▶ **Work required**
It is required that the lines from the top of the listing through the line with "import plotly.graph_objects as go" be reproduced exactly, excluding pictures.

[Begin]

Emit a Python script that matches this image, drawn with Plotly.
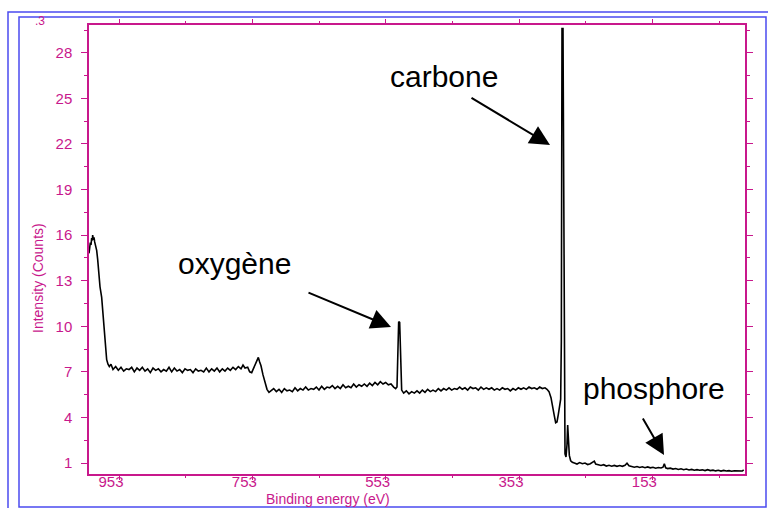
import plotly.graph_objects as go

# ---------------- data (binding energy in eV, intensity in 10^3 counts) ----------------
edge_energy = [998, 997, 996, 995, 994, 993, 992.5, 991.5, 990.5, 989.5,
               988, 986.5, 985, 983.5, 981.5, 979, 976.5, 974, 971.5, 969.5,
               967.5, 965, 962]
edge_intensity = [14.8, 15.2, 15.5, 15.35, 15.8, 15.65, 16.0, 15.7, 15.85, 15.55,
                  15.35, 15.0, 14.4, 13.6, 12.6, 11.9, 10.4, 8.7, 7.8, 7.5,
                  7.35, 7.5, 7.15]

high_energy = [958, 954, 950, 946, 942, 938, 934, 930, 926, 922,
               918, 914, 910, 906, 902, 898, 894, 890, 886, 882,
               878, 874, 870, 866, 862, 858, 854, 850, 846, 842,
               838, 834, 830, 826, 822, 818, 814, 810, 806, 802,
               798, 794, 790, 786, 782, 778, 774, 770,
               767, 764, 760, 757, 754, 751, 748, 746, 744, 742,
               740, 737, 734, 731, 728, 725]
high_intensity = [7.35, 7.1, 7.3, 7.05, 7.2, 7.15, 7.3, 7.0, 7.25, 7.1,
                  7.3, 7.05, 7.2, 6.95, 7.25, 7.1, 7.2, 7.0, 7.15, 7.05,
                  7.3, 7.0, 7.25, 7.05, 7.15, 6.95, 7.2, 7.1, 7.15, 6.95,
                  7.2, 7.05, 7.1, 7.0, 7.25, 7.0, 7.2, 7.05, 7.25, 7.0,
                  7.2, 7.05, 7.25, 7.1, 7.3, 7.15, 7.35, 7.2,
                  7.45, 7.25, 7.3, 7.0, 6.95, 7.25, 7.6, 7.85, 7.95, 7.65,
                  7.4, 6.8, 6.3, 5.85, 5.65, 5.75]

oxygen_energy = [721, 717, 713, 709, 705, 701, 697, 693, 689, 685,
                 681, 677, 673, 669, 665, 661, 657, 653, 649, 645,
                 641, 637, 633, 629, 625, 621, 617, 613, 609, 605,
                 601, 597, 593, 589, 585, 581, 577, 573, 569, 565,
                 561, 557, 553, 549, 545, 541,
                 538, 536, 534.5, 533.5, 532, 530.5, 529, 526]
oxygen_intensity = [5.9, 5.7, 5.85, 5.65, 5.9, 5.75, 5.8, 5.7, 5.95, 5.75,
                    5.9, 5.8, 6.0, 5.8, 5.9, 5.85, 6.0, 5.8, 6.05, 5.85,
                    6.0, 5.95, 6.1, 5.9, 6.05, 5.9, 6.15, 5.95, 6.05, 5.95,
                    6.2, 6.0, 6.15, 6.05, 6.2, 6.05, 6.25, 6.1, 6.3, 6.15,
                    6.35, 6.2, 6.3, 6.15, 6.2, 6.0,
                    5.9, 6.0, 8.5, 10.3, 10.25, 7.5, 5.8, 5.6]

mid_energy = [522, 518, 514, 510, 506, 502, 498, 494, 490, 486,
              482, 478, 474, 470, 466, 462, 458, 454, 450, 446,
              442, 438, 434, 430, 426, 422, 418, 414, 410, 406,
              402, 398, 394, 390, 386, 382, 378, 374, 370, 366,
              362, 358, 354, 350, 346, 342, 338, 334, 330, 326,
              322, 318, 314, 311]
mid_intensity = [5.75, 5.55, 5.7, 5.6, 5.75, 5.6, 5.8, 5.65, 5.85, 5.7,
                 5.8, 5.7, 5.9, 5.75, 5.9, 5.8, 5.95, 5.8, 5.9, 5.85,
                 6.0, 5.85, 5.95, 5.8, 6.0, 5.9, 5.95, 5.8, 6.0, 5.85,
                 5.95, 5.85, 5.95, 5.8, 5.9, 5.8, 5.95, 5.85, 5.9, 5.75,
                 5.9, 5.8, 5.95, 5.85, 5.95, 5.85, 6.0, 5.9, 5.95, 5.85,
                 6.0, 5.9, 5.95, 5.85]

carbon_energy = [308, 305, 302, 300, 298, 296, 294, 292, 290.5, 289.5,
                 288.5, 287, 286, 285, 284, 282.5, 281, 280, 279, 277.5,
                 275.5, 273]
carbon_intensity = [5.7, 5.3, 4.7, 4.1, 3.65, 3.7, 4.2, 4.8, 5.2, 9.0,
                    29.6, 29.6, 15.0, 3.0, 1.6, 1.4, 2.2, 3.5, 2.7, 1.5,
                    1.15, 1.05]

tail_energy = [270, 266, 262, 258, 254, 250, 246, 242, 240, 238,
               234, 230, 226, 222, 218, 214, 210, 206, 202, 198,
               194, 191, 188, 184, 180, 176, 172, 168, 164, 160,
               156, 152, 148, 144, 140, 137, 135, 133, 130, 126,
               122, 118, 114, 110, 106, 102, 98, 94, 90, 86,
               82, 78, 74, 70, 66, 62, 58, 54, 50, 46,
               42, 38, 34, 30, 26, 22, 18, 16]
tail_intensity = [1.0, 0.93, 1.03, 0.95, 1.0, 0.9, 0.95, 1.05, 1.12, 0.93,
                  0.88, 0.84, 0.89, 0.8, 0.85, 0.79, 0.84, 0.78, 0.83, 0.78,
                  0.85, 0.98, 0.82, 0.77, 0.72, 0.77, 0.71, 0.75, 0.69, 0.74,
                  0.68, 0.72, 0.66, 0.7, 0.67, 0.72, 0.95, 0.68, 0.63, 0.66,
                  0.6, 0.64, 0.57, 0.62, 0.56, 0.6, 0.54, 0.58, 0.52, 0.56,
                  0.52, 0.55, 0.5, 0.56, 0.5, 0.53, 0.48, 0.52, 0.47, 0.51,
                  0.47, 0.5, 0.46, 0.49, 0.47, 0.5, 0.47, 0.55]

x_tick_values = [953, 753, 553, 353, 153]
y_tick_values = [1, 4, 7, 10, 13, 16, 19, 22, 25, 28]
peak_labels = ["carbone", "oxygène", "phosphore"]

# ---------------- assemble ----------------
segments = [(edge_energy, edge_intensity), (high_energy, high_intensity),
            (oxygen_energy, oxygen_intensity), (mid_energy, mid_intensity),
            (carbon_energy, carbon_intensity), (tail_energy, tail_intensity)]
energy, intensity = [], []
for e, i in segments:
    n = min(len(e), len(i))
    energy += e[:n]
    intensity += i[:n]

W, H = 768, 508
L, R, T, B = 89, 23, 25, 34
PW, PH = W - L - R, H - T - B


def px(x):
    return (x - L) / PW


def py(y):
    return (H - B - y) / PH


MAG = "#C8188C"
BLUE = "#4B4BF0"

fig = go.Figure()
fig.add_trace(go.Scatter(x=energy, y=intensity, mode="lines",
                         line=dict(color="black", width=1.6), hoverinfo="skip",
                         showlegend=False))

fig.update_layout(
    width=W, height=H, margin=dict(l=L, r=R, t=T, b=B, autoexpand=False),
    paper_bgcolor="white", plot_bgcolor="white",
    font=dict(family="Liberation Sans, Arial, sans-serif", color=MAG, size=14),
    showlegend=False,
)
fig.update_xaxes(
    range=[998, 14], tickmode="array", tickvals=x_tick_values,
    ticktext=[str(v) for v in x_tick_values], automargin=False,
    showgrid=False, zeroline=False, showline=True, linecolor=MAG, linewidth=1.5,
    mirror="ticks", ticks="outside", ticklen=4, tickcolor=MAG, tickwidth=1,
    tickfont=dict(size=15, color=MAG), ticklabelshift=8, ticklabelstandoff=-11,
    minor=dict(tickmode="array", tickvals=[853, 653, 453, 253, 53],
               ticks="outside", ticklen=2, tickcolor=MAG, showgrid=False),
)
fig.update_yaxes(
    range=[0.276, 29.83], tickmode="array", tickvals=y_tick_values,
    ticktext=[str(v) for v in y_tick_values], automargin=False,
    showgrid=False, zeroline=False, showline=True, linecolor=MAG, linewidth=1.5,
    mirror="ticks", ticks="outside", ticklen=6, tickcolor=MAG, tickwidth=1,
    tickfont=dict(size=15, color=MAG), ticklabelstandoff=6,
    minor=dict(tickmode="array",
               tickvals=[2.5, 5.5, 8.5, 11.5, 14.5, 17.5, 20.5, 23.5, 26.5, 29.5],
               ticks="outside", ticklen=3, tickcolor=MAG, showgrid=False),
)

# blue double frame (page pixels)
shapes = []
for (x0, y0, x1, y1, w) in [(8, 12, 772, 512, 1.5), (19, 17, 766, 507, 1.5)]:
    shapes.append(dict(type="rect", xref="paper", yref="paper",
                       x0=px(x0), x1=px(x1), y0=py(y1), y1=py(y0),
                       line=dict(color=BLUE, width=w), fillcolor="rgba(0,0,0,0)",
                       layer="above"))
fig.update_layout(shapes=shapes)

ann = []
# axis titles
ann.append(dict(text="Binding energy (eV)", xref="paper", yref="paper",
                x=px(328), y=py(499), showarrow=False, font=dict(size=14, color=MAG),
                xanchor="center", yanchor="middle"))
ann.append(dict(text="Intensity (Counts)", xref="paper", yref="paper",
                x=px(38), y=py(278), showarrow=False, textangle=-90,
                font=dict(size=14, color=MAG), xanchor="center", yanchor="middle"))
ann.append(dict(text=".3", xref="paper", yref="paper", x=px(40), y=py(21),
                showarrow=False, font=dict(size=12, color=MAG),
                xanchor="center", yanchor="middle"))

# peak labels
for label, (cx, cy) in zip(peak_labels, [(444, 76), (234, 263), (654, 388)]):
    ann.append(dict(text=label, xref="paper", yref="paper", x=px(cx), y=py(cy),
                    showarrow=False, font=dict(size=30, color="black"),
                    xanchor="center", yanchor="middle"))
# arrows
for (tx, ty, ax, ay) in [(550, 145, -80, -48), (391, 327, -84, -35), (664, 455, -22, -38)]:
    ann.append(dict(text="", xref="paper", yref="paper", x=px(tx), y=py(ty),
                    ax=ax, ay=ay, showarrow=True, arrowhead=2, arrowsize=2,
                    arrowwidth=2, arrowcolor="black", standoff=0))
fig.update_layout(annotations=ann)

# the page's default 8px body margin would push the figure off the window
fig.write_html("out.html", config={"displayModeBar": False},
               post_script="document.body.style.margin='0';"
                           "document.body.style.overflow='hidden';")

[End]

▶ **Exercise response**
Emit a Python script that matches this image, drawn with Plotly.
import plotly.graph_objects as go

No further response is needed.